Les Etats-Unis de l’Amérique du Nord admettent deux classes de navires, appelés les uns « étrangers, » les autres « nationaux. » Ils considèrent comme étrangers les navires des pays avec lesquels ils n’ont pas contracté de traité de réciprocité navale. Les autres sont assimilés aux navires nationaux. Les navires étrangers paient : 1° un droit d’ancrage d’un dollar par tonneau ; 2° le droit intégral de pilotage, et 3° un droit additionnel de 10 p. c. sur les droits d’entrée de la cargaison. Les nationaux et ceux qui leur sont assimilés par des traités de réciprocité, ne paient qu’un tiers du droit de pilotage.
La Prusse soumet les navires étrangers à la surtaxe d’un droit de port de deux thalers par last ; et, à leur départ, à un droit d’un thaler. Les navires chargés seulement d’un quart ou au-dessous de leur capacité ne paient que la moitié de cette surtaxe. La Prusse se réserve aussi le monopole de son cabotage.

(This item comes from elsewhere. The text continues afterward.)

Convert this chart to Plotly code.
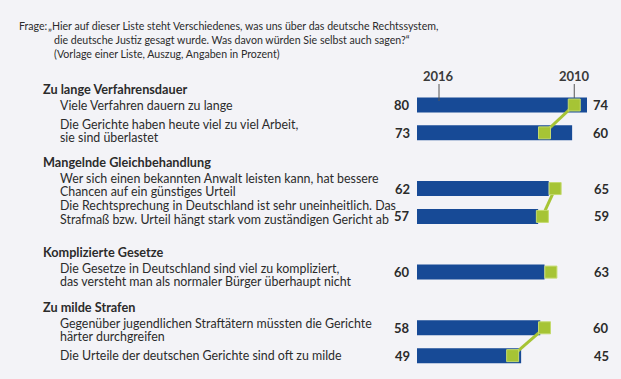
import plotly.graph_objects as go

# ---------------- data ----------------
group_titles = ["Zu lange Verfahrensdauer", "Mangelnde Gleichbehandlung",
                "Komplizierte Gesetze", "Zu milde Strafen"]
item_labels = [
    "Viele Verfahren dauern zu lange",
    "Die Gerichte haben heute viel zu viel Arbeit,\nsie sind überlastet",
    "Wer sich einen bekannten Anwalt leisten kann, hat bessere\nChancen auf ein günstiges Urteil",
    "Die Rechtsprechung in Deutschland ist sehr uneinheitlich. Das\nStrafmaß bzw. Urteil hängt stark vom zuständigen Gericht ab",
    "Die Gesetze in Deutschland sind viel zu kompliziert,\ndas versteht man als normaler Bürger überhaupt nicht",
    "Gegenüber jugendlichen Straftätern müssten die Gerichte\nhärter durchgreifen",
    "Die Urteile der deutschen Gerichte sind oft zu milde",
]
item_group = [0, 0, 1, 1, 2, 3, 3]
values_2016 = [80, 73, 62, 57, 60, 58, 49]
values_2010 = [74, 60, 65, 59, 63, 60, 45]
series_names = ["2016", "2010"]
frage_label = "Frage:"
frage_lines = [
    "„Hier auf dieser Liste steht Verschiedenes, was uns über das deutsche Rechtssystem,",
    "die deutsche Justiz gesagt wurde. Was davon würden Sie selbst auch sagen?“",
    "(Vorlage einer Liste, Auszug, Angaben in Prozent)",
]

# ---------------- layout constants ----------------
W, H = 621, 379
BG = "#f3f3f7"
BLUE = "#174a96"
GREEN = "#a6c435"
TXT = "#2b2b2b"
X0_PX, PX_PER_UNIT = 417, 2.125
ROW0_PX, ROW_PX = 105, 27.85
LINE_PX = 13.5
LABEL_SHIFT_PX = [0, -2, -3.5, -4, 3, 2, 0]   # vertical nudge of each label block (px, + = down)
ITEM_FONT = "Lato, 'Noto Sans', sans-serif"
FRAGE_FONT = "Lato, 'Liberation Sans', sans-serif"

# slot positions: one empty slot between groups
slots = [i + g for i, g in enumerate(item_group)]


def px_x(p):
    return p / W


def px_y(p):
    return 1 - p / H


fig = go.Figure()
fig.add_trace(go.Bar(
    x=values_2016, y=slots, orientation="h", width=15 / ROW_PX,
    marker=dict(color=BLUE, line=dict(width=0)), name=series_names[0],
    hoverinfo="skip",
))
for g in range(len(group_titles)):
    idx = [i for i, gg in enumerate(item_group) if gg == g]
    fig.add_trace(go.Scatter(
        x=[values_2010[i] for i in idx], y=[slots[i] for i in idx],
        mode="lines+markers",
        line=dict(color=GREEN, width=3),
        marker=dict(symbol="square", size=12, color=GREEN,
                    line=dict(color="#c4da6e", width=1)),
        name=series_names[1], hoverinfo="skip",
    ))

ann = []
# question text
FRAGE_Y = [25.5, 40, 54.5]
ann.append(dict(text=frage_label, xref="paper", yref="paper", x=px_x(17), y=px_y(FRAGE_Y[0]),
                xanchor="left", yanchor="middle", showarrow=False,
                font=dict(family=FRAGE_FONT, size=10.6, color=TXT)))
for k, line in enumerate(frage_lines):
    ann.append(dict(text=line, xref="paper", yref="paper",
                    x=px_x(46 if k == 0 else 52), y=px_y(FRAGE_Y[k]),
                    xanchor="left", yanchor="middle", showarrow=False,
                    font=dict(family=FRAGE_FONT, size=10.6, color=TXT)))

# item labels and values
first_line_shift = {}
for i, lab in enumerate(item_labels):
    lines = lab.split("\n")
    n = len(lines)
    for k, line in enumerate(lines):
        off = (k - (n - 1) / 2) * LINE_PX + LABEL_SHIFT_PX[i]
        if k == 0:
            first_line_shift[i] = off
        ann.append(dict(text=line, xref="paper", yref="y", x=px_x(58), y=slots[i],
                        yshift=-off, xanchor="left", yanchor="middle", showarrow=False,
                        font=dict(family=ITEM_FONT, size=12.4, color=TXT)))
    ann.append(dict(text=f"<b>{values_2016[i]}</b>", xref="x", yref="y", x=0, y=slots[i],
                    xshift=-5, xanchor="right", yanchor="middle", showarrow=False,
                    font=dict(family=ITEM_FONT, size=13, color=TXT)))
    ann.append(dict(text=f"<b>{values_2010[i]}</b>", xref="paper", yref="y", x=px_x(601),
                    y=slots[i], xanchor="center", yanchor="middle", showarrow=False,
                    font=dict(family=ITEM_FONT, size=13, color=TXT)))

# group headers, placed above the first line of their first item
for g, title in enumerate(group_titles):
    first = item_group.index(g)
    ann.append(dict(text=f"<b>{title}</b>", xref="paper", yref="y", x=px_x(41),
                    y=slots[first], yshift=-(first_line_shift[first] - 16.5),
                    xanchor="left", yanchor="middle", showarrow=False,
                    font=dict(family=ITEM_FONT, size=12.7, color=TXT)))

# series labels with pointer lines
ann.append(dict(text=f"<b>{series_names[0]}</b>", xref="paper", yref="paper", x=px_x(438),
                y=px_y(76), xanchor="center", yanchor="middle", showarrow=False,
                font=dict(family=ITEM_FONT, size=13, color="#3a3a3a")))
ann.append(dict(text=f"<b>{series_names[1]}</b>", xref="x", yref="paper", x=values_2010[0],
                y=px_y(76), xanchor="center", yanchor="middle", showarrow=False,
                font=dict(family=ITEM_FONT, size=13, color="#3a3a3a")))
shapes = [
    dict(type="line", xref="paper", yref="paper", x0=px_x(439), x1=px_x(439),
         y0=px_y(84), y1=px_y(101), line=dict(color="#555", width=1)),
    dict(type="line", xref="x", yref="paper", x0=values_2010[0], x1=values_2010[0],
         y0=px_y(84), y1=px_y(98), line=dict(color="#555", width=1)),
]

fig.update_layout(
    width=W, height=H, autosize=False,
    margin=dict(l=0, r=0, t=0, b=0, pad=0),
    paper_bgcolor=BG, plot_bgcolor=BG,
    showlegend=False, hovermode=False,
    annotations=ann, shapes=shapes,
    xaxis=dict(range=[-X0_PX / PX_PER_UNIT, (W - X0_PX) / PX_PER_UNIT], visible=False,
               fixedrange=True),
    yaxis=dict(range=[(H - ROW0_PX) / ROW_PX, -ROW0_PX / ROW_PX], visible=False,
               fixedrange=True),
)
fig.write_html(
    "out.html",
    config={"displayModeBar": False},
    post_script="document.body.style.margin='0';document.body.style.overflow='hidden';"
                "document.body.style.background='" + BG + "';",
)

Les droits différentiels des autres nations maritimes sont aussi beaucoup plus élevés que les nôtres.
Il serait peut-être plus facile de faire des traités de réciprocité avec les Etats-Unis et avec la Prusse ; mais si notre système commercial n’est pas le même envers toutes les nations et que nous admettions des exceptions favorables, nous tombons dans un grave inconvénient. Alors, les autres nations maritimes exigeront impérieusement d’être traitées sur le pied des nations les plus favorisées. M. Huskinson a encore fort bien dit qu’il est impossible de faire baisser les droits à l’égard des uns et non à l’égard des autres. Aussi notre marine ne pourrait se former. Elle serait écrasée dès son début par l’immense supériorité de la marine américaine.
Je ne vois, messieurs, d’autre moyen de sortir de nos embarras et de protéger efficacement notre marine marchande que par la majoration de nos droits différentiels, en les portant ainsi au niveau des droits des autres nations maritimes. Ce ne sont pas là des représailles proprement dites ; nous ne nous mettrons, par ce moyen que sur un pied de parfaire réciprocité navale. J’ai dit.
- La séance est levée à quatre heures et demie.